Supplied data
────────────────

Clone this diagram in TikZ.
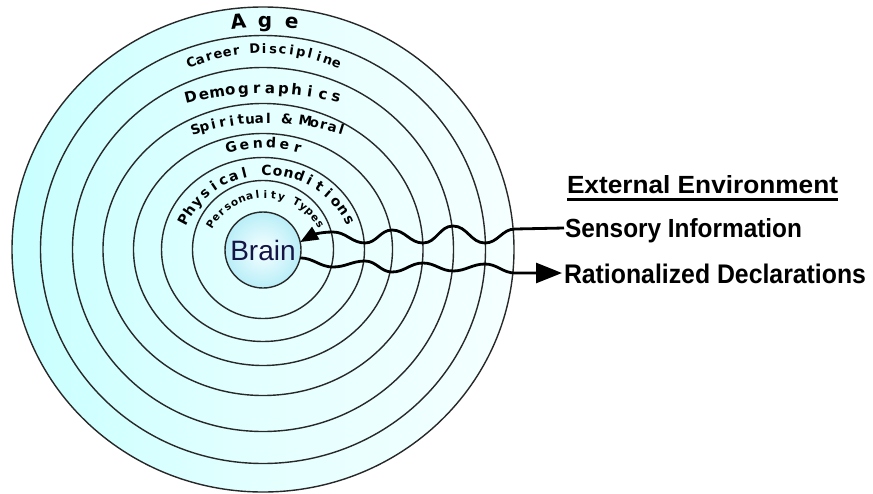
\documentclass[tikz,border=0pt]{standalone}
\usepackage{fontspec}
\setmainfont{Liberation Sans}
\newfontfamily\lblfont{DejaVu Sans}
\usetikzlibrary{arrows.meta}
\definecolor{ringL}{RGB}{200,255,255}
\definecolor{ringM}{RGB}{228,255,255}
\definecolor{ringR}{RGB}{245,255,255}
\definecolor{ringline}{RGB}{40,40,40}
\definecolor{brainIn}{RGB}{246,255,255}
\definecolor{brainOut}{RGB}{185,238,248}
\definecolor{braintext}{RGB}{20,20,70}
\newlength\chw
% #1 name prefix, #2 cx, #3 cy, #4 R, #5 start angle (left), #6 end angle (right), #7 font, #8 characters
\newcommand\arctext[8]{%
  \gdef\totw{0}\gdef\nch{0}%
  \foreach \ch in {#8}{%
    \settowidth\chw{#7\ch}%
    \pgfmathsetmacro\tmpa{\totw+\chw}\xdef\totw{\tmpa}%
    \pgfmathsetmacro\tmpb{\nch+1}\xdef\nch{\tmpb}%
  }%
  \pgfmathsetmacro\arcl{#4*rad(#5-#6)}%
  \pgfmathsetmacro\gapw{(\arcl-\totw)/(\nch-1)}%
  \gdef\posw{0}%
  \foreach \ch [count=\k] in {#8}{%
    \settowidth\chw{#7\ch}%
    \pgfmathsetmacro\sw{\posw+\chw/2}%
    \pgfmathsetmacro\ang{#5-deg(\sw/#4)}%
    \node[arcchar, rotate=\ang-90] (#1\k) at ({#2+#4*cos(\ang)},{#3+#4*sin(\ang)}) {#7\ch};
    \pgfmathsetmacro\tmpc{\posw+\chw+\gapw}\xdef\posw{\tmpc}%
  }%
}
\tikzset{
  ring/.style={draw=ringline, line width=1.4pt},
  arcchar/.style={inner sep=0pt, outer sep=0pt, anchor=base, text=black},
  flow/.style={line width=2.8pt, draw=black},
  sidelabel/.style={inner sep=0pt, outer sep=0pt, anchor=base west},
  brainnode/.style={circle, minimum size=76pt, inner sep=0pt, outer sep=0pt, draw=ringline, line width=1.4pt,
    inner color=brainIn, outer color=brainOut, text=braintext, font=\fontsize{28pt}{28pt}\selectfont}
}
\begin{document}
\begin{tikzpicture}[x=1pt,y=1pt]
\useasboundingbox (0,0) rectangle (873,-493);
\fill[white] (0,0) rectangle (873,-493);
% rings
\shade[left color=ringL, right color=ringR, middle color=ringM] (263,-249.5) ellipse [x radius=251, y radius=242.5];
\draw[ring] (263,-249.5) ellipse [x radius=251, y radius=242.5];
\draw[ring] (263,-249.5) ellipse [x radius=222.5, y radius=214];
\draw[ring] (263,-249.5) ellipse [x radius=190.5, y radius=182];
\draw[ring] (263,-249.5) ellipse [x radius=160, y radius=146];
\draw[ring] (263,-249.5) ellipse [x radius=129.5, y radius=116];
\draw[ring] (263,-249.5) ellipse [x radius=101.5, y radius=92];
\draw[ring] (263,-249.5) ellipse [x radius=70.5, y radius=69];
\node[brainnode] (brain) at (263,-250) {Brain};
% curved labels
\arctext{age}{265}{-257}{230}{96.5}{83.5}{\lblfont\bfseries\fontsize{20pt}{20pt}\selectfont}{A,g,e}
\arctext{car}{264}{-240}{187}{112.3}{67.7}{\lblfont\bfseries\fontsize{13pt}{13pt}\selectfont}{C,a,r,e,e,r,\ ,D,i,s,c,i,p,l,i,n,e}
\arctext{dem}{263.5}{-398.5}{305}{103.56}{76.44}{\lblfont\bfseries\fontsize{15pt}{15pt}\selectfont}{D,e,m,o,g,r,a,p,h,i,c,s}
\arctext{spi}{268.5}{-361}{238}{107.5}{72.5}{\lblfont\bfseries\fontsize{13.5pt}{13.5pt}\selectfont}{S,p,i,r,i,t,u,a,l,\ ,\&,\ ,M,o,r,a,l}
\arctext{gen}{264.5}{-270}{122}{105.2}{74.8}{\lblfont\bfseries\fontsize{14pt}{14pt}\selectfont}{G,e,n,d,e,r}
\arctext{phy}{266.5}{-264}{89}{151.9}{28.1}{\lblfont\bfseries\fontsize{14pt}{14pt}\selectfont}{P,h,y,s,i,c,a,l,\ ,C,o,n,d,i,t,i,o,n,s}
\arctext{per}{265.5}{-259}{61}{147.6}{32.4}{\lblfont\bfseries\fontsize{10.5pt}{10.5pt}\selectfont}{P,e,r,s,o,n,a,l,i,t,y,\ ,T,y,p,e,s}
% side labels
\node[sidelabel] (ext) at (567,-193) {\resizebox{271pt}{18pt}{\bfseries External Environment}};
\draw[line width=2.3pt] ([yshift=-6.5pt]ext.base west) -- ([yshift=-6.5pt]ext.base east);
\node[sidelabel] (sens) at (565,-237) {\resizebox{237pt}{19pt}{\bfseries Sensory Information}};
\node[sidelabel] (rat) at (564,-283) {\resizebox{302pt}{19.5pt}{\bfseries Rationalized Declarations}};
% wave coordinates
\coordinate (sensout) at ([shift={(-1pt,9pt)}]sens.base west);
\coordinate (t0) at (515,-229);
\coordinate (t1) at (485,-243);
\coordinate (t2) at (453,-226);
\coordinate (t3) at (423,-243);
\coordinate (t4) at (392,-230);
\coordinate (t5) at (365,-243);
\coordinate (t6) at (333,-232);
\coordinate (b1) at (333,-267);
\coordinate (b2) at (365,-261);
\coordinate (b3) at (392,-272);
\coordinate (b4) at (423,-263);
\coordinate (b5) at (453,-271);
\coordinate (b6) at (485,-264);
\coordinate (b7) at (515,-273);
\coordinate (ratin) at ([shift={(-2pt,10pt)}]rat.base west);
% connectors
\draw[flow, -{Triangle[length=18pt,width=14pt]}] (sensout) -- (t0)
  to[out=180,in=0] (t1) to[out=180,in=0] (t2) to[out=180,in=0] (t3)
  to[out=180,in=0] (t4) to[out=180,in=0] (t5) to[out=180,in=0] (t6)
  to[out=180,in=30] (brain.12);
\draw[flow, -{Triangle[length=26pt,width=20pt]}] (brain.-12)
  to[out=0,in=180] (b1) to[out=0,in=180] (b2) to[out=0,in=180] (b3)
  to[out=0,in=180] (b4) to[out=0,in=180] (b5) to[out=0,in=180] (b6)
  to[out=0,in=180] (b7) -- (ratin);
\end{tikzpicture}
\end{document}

────────────────

Problem
Reproduce the material word for word. Any pictures should be left out of the copy.

Full output
Clone this diagram in TikZ.
\documentclass[tikz,border=0pt]{standalone}
\usepackage{fontspec}
\setmainfont{Liberation Sans}
\newfontfamily\lblfont{DejaVu Sans}
\usetikzlibrary{arrows.meta}
\definecolor{ringL}{RGB}{200,255,255}
\definecolor{ringM}{RGB}{228,255,255}
\definecolor{ringR}{RGB}{245,255,255}
\definecolor{ringline}{RGB}{40,40,40}
\definecolor{brainIn}{RGB}{246,255,255}
\definecolor{brainOut}{RGB}{185,238,248}
\definecolor{braintext}{RGB}{20,20,70}
\newlength\chw
% #1 name prefix, #2 cx, #3 cy, #4 R, #5 start angle (left), #6 end angle (right), #7 font, #8 characters
\newcommand\arctext[8]{%
  \gdef\totw{0}\gdef\nch{0}%
  \foreach \ch in {#8}{%
    \settowidth\chw{#7\ch}%
    \pgfmathsetmacro\tmpa{\totw+\chw}\xdef\totw{\tmpa}%
    \pgfmathsetmacro\tmpb{\nch+1}\xdef\nch{\tmpb}%
  }%
  \pgfmathsetmacro\arcl{#4*rad(#5-#6)}%
  \pgfmathsetmacro\gapw{(\arcl-\totw)/(\nch-1)}%
  \gdef\posw{0}%
  \foreach \ch [count=\k] in {#8}{%
    \settowidth\chw{#7\ch}%
    \pgfmathsetmacro\sw{\posw+\chw/2}%
    \pgfmathsetmacro\ang{#5-deg(\sw/#4)}%
    \node[arcchar, rotate=\ang-90] (#1\k) at ({#2+#4*cos(\ang)},{#3+#4*sin(\ang)}) {#7\ch};
    \pgfmathsetmacro\tmpc{\posw+\chw+\gapw}\xdef\posw{\tmpc}%
  }%
}
\tikzset{
  ring/.style={draw=ringline, line width=1.4pt},
  arcchar/.style={inner sep=0pt, outer sep=0pt, anchor=base, text=black},
  flow/.style={line width=2.8pt, draw=black},
  sidelabel/.style={inner sep=0pt, outer sep=0pt, anchor=base west},
  brainnode/.style={circle, minimum size=76pt, inner sep=0pt, outer sep=0pt, draw=ringline, line width=1.4pt,
    inner color=brainIn, outer color=brainOut, text=braintext, font=\fontsize{28pt}{28pt}\selectfont}
}
\begin{document}
\begin{tikzpicture}[x=1pt,y=1pt]
\useasboundingbox (0,0) rectangle (873,-493);
\fill[white] (0,0) rectangle (873,-493);
% rings
\shade[left color=ringL, right color=ringR, middle color=ringM] (263,-249.5) ellipse [x radius=251, y radius=242.5];
\draw[ring] (263,-249.5) ellipse [x radius=251, y radius=242.5];
\draw[ring] (263,-249.5) ellipse [x radius=222.5, y radius=214];
\draw[ring] (263,-249.5) ellipse [x radius=190.5, y radius=182];
\draw[ring] (263,-249.5) ellipse [x radius=160, y radius=146];
\draw[ring] (263,-249.5) ellipse [x radius=129.5, y radius=116];
\draw[ring] (263,-249.5) ellipse [x radius=101.5, y radius=92];
\draw[ring] (263,-249.5) ellipse [x radius=70.5, y radius=69];
\node[brainnode] (brain) at (263,-250) {Brain};
% curved labels
\arctext{age}{265}{-257}{230}{96.5}{83.5}{\lblfont\bfseries\fontsize{20pt}{20pt}\selectfont}{A,g,e}
\arctext{car}{264}{-240}{187}{112.3}{67.7}{\lblfont\bfseries\fontsize{13pt}{13pt}\selectfont}{C,a,r,e,e,r,\ ,D,i,s,c,i,p,l,i,n,e}
\arctext{dem}{263.5}{-398.5}{305}{103.56}{76.44}{\lblfont\bfseries\fontsize{15pt}{15pt}\selectfont}{D,e,m,o,g,r,a,p,h,i,c,s}
\arctext{spi}{268.5}{-361}{238}{107.5}{72.5}{\lblfont\bfseries\fontsize{13.5pt}{13.5pt}\selectfont}{S,p,i,r,i,t,u,a,l,\ ,\&,\ ,M,o,r,a,l}
\arctext{gen}{264.5}{-270}{122}{105.2}{74.8}{\lblfont\bfseries\fontsize{14pt}{14pt}\selectfont}{G,e,n,d,e,r}
\arctext{phy}{266.5}{-264}{89}{151.9}{28.1}{\lblfont\bfseries\fontsize{14pt}{14pt}\selectfont}{P,h,y,s,i,c,a,l,\ ,C,o,n,d,i,t,i,o,n,s}
\arctext{per}{265.5}{-259}{61}{147.6}{32.4}{\lblfont\bfseries\fontsize{10.5pt}{10.5pt}\selectfont}{P,e,r,s,o,n,a,l,i,t,y,\ ,T,y,p,e,s}
% side labels
\node[sidelabel] (ext) at (567,-193) {\resizebox{271pt}{18pt}{\bfseries External Environment}};
\draw[line width=2.3pt] ([yshift=-6.5pt]ext.base west) -- ([yshift=-6.5pt]ext.base east);
\node[sidelabel] (sens) at (565,-237) {\resizebox{237pt}{19pt}{\bfseries Sensory Information}};
\node[sidelabel] (rat) at (564,-283) {\resizebox{302pt}{19.5pt}{\bfseries Rationalized Declarations}};
% wave coordinates
\coordinate (sensout) at ([shift={(-1pt,9pt)}]sens.base west);
\coordinate (t0) at (515,-229);
\coordinate (t1) at (485,-243);
\coordinate (t2) at (453,-226);
\coordinate (t3) at (423,-243);
\coordinate (t4) at (392,-230);
\coordinate (t5) at (365,-243);
\coordinate (t6) at (333,-232);
\coordinate (b1) at (333,-267);
\coordinate (b2) at (365,-261);
\coordinate (b3) at (392,-272);
\coordinate (b4) at (423,-263);
\coordinate (b5) at (453,-271);
\coordinate (b6) at (485,-264);
\coordinate (b7) at (515,-273);
\coordinate (ratin) at ([shift={(-2pt,10pt)}]rat.base west);
% connectors
\draw[flow, -{Triangle[length=18pt,width=14pt]}] (sensout) -- (t0)
  to[out=180,in=0] (t1) to[out=180,in=0] (t2) to[out=180,in=0] (t3)
  to[out=180,in=0] (t4) to[out=180,in=0] (t5) to[out=180,in=0] (t6)
  to[out=180,in=30] (brain.12);
\draw[flow, -{Triangle[length=26pt,width=20pt]}] (brain.-12)
  to[out=0,in=180] (b1) to[out=0,in=180] (b2) to[out=0,in=180] (b3)
  to[out=0,in=180] (b4) to[out=0,in=180] (b5) to[out=0,in=180] (b6)
  to[out=0,in=180] (b7) -- (ratin);
\end{tikzpicture}
\end{document}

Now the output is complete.